Então e Agora, o legado de Emory Douglas
A propósito do programa All Power to the People Então e agora (a decorrer na ZédosBois até 4 de Junho) Emory Douglas, ministro da cultura do Partido Panteras Negras, fez uma apresentação em que comentou várias imagens do seu trabalho.
Segundo Emory Douglas, a comunicação gráfica do Partido Panteras Negras tinha como objectivos denunciar a repressão de que era vítima a comunidade negra norte-americana, nomeadamente pela polícia – os Pig Drawings; a demonstração de solidariedade com outras causas, como os movimentos de libertação em África, etc.; a divulgação da plataforma política dos Panteras Negras e, por fim, a divulgação dos seus programas sociais.
Dos comentários de Douglas ressalta a grande identificação dos Panteras Negras com a comunidade. O artista menciona diversas situações e programas específicos, como o SAFE – Seniors Against a Fearful Enviroment, que visava ajudar os mais velhos com as compras e levantamento das pensões. Ou ainda membros do partido mortos pela polícia no âmbito do programa COINTELPRO do FBI que tinha como objectivo eliminar o Partido Panteras Negras.
Emory Douglas falou-nos também da sua colaboração no início deste ano com o artista Richard Bell na Austrália e do trabalho que fez sobre as reparations (movimento que exige uma compensação sobre a escravatura).
Este programa da ZDB remete-nos, inevitavelmente, para o impacto dos Panteras Negras no resto do mundo. Na exposição fica evidente uma estética que é partilhada por grupos oprimidos em diversas zonas do globo. Em termos ideológicos, a sua influência no movimento dos direitos civis e a sua inserção no pensamento de esquerda que suporta muitos movimentos libertários é também conhecida. Então e agora? O que é feito dessa influência, da atitude combativa?
Atendendo à realidade portuguesa, creio que todos ainda nos lembramos do rapper Mc Snake, morto pela policia, cujo julgamento ainda decorre. Entre nós, preto, negro e africano são sinónimos.

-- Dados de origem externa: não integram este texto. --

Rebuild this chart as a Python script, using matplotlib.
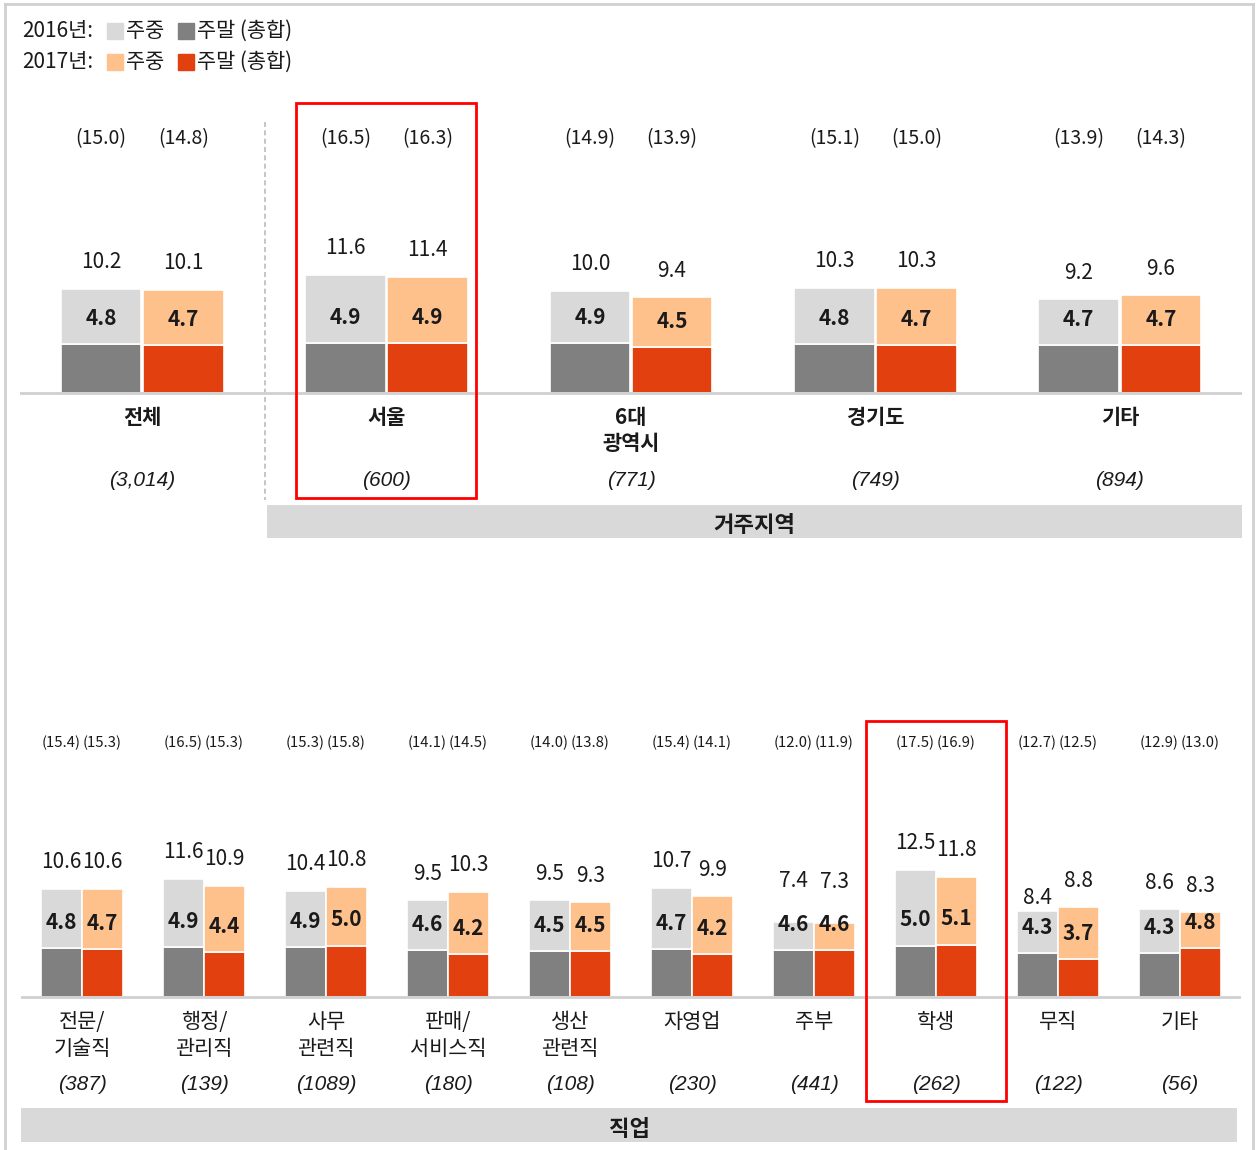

O discurso de empowerment criado pelo Partido Panteras Negras e pelo próprio Emory Douglas e o movimento internacional, quer nas ruas quer a nível académico, que permite cunhar a palavra ‘black’ como uma alternativa neutra para designar negros e não-brancos, parece ter passado ao lado de Portugal. Sobrevive, uma capacidade de analisar os processos externos como característicos de situações distintas das vividas em Portugal. Sobrevive intacta a ideia de convivência entre Portugal e África numa longa história de proximidade e “irmandade”. Elaborar um discurso sobre o racismo é quase impossível perante o preconceito com que se analisa a história colonial portuguesa, a pretensa amizade entre os povos, etc. Não pude deixar de notar que não encontro palavras para o que se passa aqui. Quando a repressão e o racismo são invisíveis e, de tão comuns, quase imperceptíveis como reclamar?